* [Work required] Find the lines holding the string "this" in the data, then copy all of them.

* [Listed records]
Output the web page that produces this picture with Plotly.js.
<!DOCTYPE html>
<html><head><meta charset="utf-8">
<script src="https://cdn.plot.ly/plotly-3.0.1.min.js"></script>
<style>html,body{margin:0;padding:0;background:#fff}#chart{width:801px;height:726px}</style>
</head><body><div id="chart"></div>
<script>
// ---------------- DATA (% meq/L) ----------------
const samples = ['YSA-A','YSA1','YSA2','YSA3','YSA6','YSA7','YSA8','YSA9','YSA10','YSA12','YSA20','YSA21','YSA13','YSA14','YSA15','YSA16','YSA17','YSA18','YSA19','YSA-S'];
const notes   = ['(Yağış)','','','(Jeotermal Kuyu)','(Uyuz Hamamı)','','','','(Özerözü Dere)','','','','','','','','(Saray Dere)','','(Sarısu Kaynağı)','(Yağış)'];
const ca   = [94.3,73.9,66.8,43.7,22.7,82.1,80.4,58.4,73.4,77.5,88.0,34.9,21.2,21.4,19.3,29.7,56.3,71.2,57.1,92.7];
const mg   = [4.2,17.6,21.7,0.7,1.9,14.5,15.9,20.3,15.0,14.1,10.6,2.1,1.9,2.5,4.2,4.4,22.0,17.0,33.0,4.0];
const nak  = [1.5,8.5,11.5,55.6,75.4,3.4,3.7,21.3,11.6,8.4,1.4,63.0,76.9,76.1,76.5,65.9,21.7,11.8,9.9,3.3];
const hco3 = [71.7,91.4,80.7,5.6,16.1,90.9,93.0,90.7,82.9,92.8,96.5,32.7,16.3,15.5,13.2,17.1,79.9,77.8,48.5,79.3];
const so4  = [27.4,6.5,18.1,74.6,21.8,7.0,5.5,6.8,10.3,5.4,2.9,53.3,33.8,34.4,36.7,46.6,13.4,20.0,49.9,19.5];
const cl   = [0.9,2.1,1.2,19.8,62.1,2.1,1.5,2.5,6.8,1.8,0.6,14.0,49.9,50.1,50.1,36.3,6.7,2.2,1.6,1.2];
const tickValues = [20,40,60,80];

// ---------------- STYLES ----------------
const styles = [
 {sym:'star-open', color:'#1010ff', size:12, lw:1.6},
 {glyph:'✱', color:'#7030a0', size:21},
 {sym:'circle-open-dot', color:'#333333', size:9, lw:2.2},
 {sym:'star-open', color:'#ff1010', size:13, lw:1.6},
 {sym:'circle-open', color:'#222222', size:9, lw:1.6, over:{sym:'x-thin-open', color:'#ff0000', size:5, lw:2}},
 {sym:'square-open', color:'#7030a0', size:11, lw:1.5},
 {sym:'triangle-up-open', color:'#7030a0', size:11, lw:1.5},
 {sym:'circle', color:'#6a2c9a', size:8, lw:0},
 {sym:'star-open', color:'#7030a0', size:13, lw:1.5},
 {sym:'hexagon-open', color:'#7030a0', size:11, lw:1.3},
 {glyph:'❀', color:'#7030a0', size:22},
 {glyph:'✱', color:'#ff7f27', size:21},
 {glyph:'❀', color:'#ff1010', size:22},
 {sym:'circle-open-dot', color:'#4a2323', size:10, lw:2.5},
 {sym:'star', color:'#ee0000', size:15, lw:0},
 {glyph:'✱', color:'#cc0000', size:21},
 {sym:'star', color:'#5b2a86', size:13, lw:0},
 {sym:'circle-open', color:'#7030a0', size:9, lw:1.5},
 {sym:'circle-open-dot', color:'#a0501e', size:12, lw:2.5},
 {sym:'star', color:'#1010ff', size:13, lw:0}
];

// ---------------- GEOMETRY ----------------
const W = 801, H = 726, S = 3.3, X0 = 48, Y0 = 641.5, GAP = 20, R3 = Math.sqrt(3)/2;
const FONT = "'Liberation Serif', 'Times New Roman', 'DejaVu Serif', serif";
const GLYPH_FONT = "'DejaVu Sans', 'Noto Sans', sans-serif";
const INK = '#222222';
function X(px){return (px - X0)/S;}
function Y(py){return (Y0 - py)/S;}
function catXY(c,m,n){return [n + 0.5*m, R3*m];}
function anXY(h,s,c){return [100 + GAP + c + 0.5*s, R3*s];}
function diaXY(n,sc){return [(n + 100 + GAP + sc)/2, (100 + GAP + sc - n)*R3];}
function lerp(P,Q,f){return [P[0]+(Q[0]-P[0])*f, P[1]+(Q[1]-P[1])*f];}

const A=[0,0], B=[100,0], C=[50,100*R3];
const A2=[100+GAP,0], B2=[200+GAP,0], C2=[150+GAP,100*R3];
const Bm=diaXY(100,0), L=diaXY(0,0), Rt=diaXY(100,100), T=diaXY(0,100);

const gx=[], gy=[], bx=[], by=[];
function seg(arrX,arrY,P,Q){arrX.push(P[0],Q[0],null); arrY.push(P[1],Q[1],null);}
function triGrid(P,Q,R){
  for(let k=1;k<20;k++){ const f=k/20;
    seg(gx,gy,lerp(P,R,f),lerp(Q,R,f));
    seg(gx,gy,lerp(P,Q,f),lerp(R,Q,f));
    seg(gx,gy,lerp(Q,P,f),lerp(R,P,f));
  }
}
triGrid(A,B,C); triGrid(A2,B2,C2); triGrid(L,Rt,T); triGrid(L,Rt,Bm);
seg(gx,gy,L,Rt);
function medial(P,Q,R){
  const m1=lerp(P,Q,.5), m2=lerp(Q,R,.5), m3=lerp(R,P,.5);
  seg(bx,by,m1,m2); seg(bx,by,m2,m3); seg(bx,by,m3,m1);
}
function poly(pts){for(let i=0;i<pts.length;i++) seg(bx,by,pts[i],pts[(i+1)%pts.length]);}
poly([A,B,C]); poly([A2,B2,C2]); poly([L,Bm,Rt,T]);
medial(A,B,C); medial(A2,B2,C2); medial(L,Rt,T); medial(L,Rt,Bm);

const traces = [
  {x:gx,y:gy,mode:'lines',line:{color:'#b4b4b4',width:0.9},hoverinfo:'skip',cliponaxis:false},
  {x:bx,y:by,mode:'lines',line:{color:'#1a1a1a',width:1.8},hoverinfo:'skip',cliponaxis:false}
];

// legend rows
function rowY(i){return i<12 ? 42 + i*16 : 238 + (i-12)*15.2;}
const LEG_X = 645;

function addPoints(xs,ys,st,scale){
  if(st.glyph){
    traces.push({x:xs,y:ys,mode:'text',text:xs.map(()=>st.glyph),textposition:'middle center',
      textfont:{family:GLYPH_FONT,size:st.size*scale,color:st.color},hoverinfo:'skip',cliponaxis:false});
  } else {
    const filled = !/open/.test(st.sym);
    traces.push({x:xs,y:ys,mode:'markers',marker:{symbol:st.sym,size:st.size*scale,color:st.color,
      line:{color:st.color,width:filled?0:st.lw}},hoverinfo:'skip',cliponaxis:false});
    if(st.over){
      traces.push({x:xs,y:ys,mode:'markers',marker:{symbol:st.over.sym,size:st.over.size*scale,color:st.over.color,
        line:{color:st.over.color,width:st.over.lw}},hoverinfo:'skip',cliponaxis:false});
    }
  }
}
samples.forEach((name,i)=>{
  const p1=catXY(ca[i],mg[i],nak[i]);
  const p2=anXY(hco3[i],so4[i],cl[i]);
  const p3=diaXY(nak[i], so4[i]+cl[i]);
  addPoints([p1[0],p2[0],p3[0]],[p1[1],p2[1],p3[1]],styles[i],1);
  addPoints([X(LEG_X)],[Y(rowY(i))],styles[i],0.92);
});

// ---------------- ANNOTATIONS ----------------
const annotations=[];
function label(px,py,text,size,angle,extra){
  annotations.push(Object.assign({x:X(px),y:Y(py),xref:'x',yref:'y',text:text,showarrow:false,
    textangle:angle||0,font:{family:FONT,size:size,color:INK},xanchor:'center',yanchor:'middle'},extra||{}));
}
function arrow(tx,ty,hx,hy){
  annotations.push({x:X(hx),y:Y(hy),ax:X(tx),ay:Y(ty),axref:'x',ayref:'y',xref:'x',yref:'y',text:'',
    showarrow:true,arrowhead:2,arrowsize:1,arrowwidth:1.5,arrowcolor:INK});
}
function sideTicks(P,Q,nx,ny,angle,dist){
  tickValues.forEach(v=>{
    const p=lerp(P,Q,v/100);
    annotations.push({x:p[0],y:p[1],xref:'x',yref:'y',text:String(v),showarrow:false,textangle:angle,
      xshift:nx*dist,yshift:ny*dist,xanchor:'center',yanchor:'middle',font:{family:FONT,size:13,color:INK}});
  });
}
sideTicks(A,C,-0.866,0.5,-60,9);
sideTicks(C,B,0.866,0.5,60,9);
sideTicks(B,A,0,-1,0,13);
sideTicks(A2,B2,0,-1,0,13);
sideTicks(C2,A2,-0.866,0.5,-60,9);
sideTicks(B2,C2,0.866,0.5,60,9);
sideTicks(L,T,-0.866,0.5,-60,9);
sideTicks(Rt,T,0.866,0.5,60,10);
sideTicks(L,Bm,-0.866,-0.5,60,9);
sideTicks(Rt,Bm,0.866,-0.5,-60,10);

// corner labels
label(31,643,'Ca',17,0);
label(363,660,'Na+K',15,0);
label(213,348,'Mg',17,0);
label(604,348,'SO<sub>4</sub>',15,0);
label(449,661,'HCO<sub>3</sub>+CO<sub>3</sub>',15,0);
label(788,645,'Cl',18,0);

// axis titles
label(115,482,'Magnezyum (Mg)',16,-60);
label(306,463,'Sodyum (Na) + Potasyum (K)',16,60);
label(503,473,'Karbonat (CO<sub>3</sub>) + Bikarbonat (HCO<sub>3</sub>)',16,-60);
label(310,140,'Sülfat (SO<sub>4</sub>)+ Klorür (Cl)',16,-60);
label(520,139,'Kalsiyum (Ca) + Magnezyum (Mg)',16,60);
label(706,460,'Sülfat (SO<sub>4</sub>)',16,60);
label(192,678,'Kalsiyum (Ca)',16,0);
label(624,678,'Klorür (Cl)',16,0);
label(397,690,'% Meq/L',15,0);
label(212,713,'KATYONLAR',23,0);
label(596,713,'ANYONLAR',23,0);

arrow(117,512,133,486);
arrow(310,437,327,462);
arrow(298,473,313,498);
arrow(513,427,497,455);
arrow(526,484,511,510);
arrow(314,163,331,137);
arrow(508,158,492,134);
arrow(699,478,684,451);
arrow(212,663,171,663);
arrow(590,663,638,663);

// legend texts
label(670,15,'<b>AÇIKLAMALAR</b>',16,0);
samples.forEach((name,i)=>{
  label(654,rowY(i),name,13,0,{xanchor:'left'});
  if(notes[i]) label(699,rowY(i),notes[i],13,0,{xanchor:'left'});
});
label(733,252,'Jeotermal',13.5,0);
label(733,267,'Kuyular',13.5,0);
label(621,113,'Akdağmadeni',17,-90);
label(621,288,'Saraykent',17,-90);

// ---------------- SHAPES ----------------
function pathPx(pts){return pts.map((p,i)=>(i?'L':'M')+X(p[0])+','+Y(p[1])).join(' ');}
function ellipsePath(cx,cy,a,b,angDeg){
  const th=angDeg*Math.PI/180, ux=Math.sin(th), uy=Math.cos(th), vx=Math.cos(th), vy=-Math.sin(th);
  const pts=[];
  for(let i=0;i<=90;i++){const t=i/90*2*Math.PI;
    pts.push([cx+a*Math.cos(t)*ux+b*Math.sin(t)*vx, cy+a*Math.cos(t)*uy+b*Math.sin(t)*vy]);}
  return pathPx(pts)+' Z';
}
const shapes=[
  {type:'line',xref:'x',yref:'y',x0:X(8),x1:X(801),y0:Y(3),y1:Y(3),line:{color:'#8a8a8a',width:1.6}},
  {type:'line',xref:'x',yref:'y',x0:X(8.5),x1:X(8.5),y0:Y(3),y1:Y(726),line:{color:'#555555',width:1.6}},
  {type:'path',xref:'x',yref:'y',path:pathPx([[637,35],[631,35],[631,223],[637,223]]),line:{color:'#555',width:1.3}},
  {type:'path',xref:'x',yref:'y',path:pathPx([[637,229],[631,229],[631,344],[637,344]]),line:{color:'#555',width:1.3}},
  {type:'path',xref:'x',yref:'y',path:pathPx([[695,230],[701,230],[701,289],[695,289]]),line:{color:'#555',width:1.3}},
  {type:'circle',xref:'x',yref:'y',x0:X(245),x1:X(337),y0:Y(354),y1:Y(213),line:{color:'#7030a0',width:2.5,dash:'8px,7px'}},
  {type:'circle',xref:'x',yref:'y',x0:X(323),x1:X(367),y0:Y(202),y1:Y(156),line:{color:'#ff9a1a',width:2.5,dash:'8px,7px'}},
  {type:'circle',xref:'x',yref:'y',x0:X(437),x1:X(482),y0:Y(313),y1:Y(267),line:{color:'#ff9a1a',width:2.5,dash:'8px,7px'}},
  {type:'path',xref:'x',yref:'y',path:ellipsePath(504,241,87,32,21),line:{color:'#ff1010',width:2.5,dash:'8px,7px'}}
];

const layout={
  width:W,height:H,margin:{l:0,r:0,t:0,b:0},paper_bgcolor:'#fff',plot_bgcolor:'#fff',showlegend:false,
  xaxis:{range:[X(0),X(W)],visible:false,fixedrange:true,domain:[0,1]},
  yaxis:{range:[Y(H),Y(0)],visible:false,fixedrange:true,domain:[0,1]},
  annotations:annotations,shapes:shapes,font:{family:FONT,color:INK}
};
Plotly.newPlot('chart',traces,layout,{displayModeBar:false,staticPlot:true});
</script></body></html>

...

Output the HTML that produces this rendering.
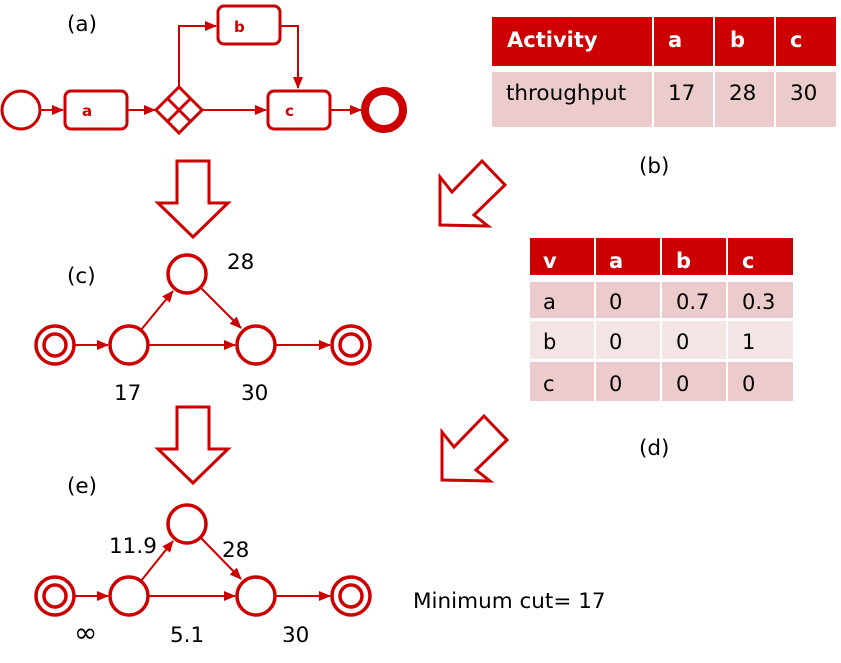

--

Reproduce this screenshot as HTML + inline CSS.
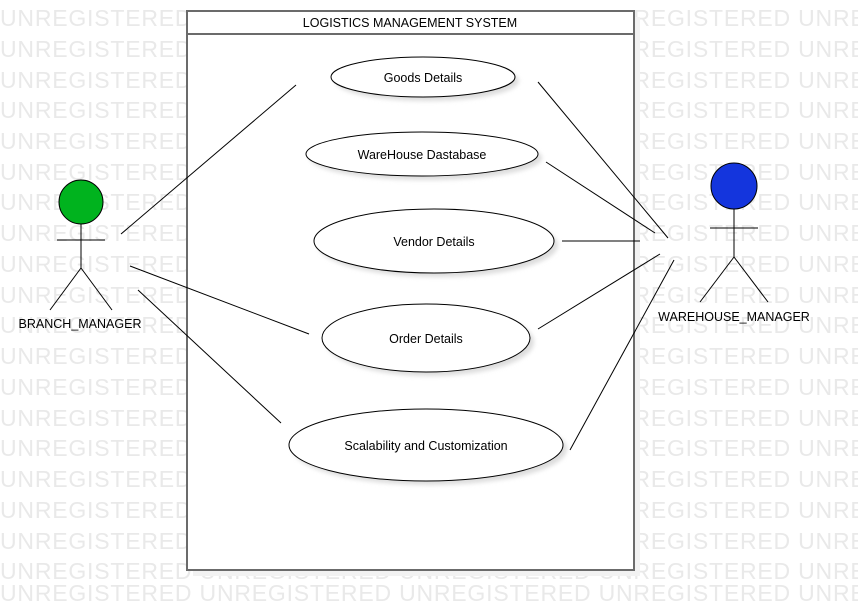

* [Response]
Output the web page that produces this picture with Plotly.js.
Output the HTML that produces this rendering.
Reproduce this screenshot as HTML + inline CSS.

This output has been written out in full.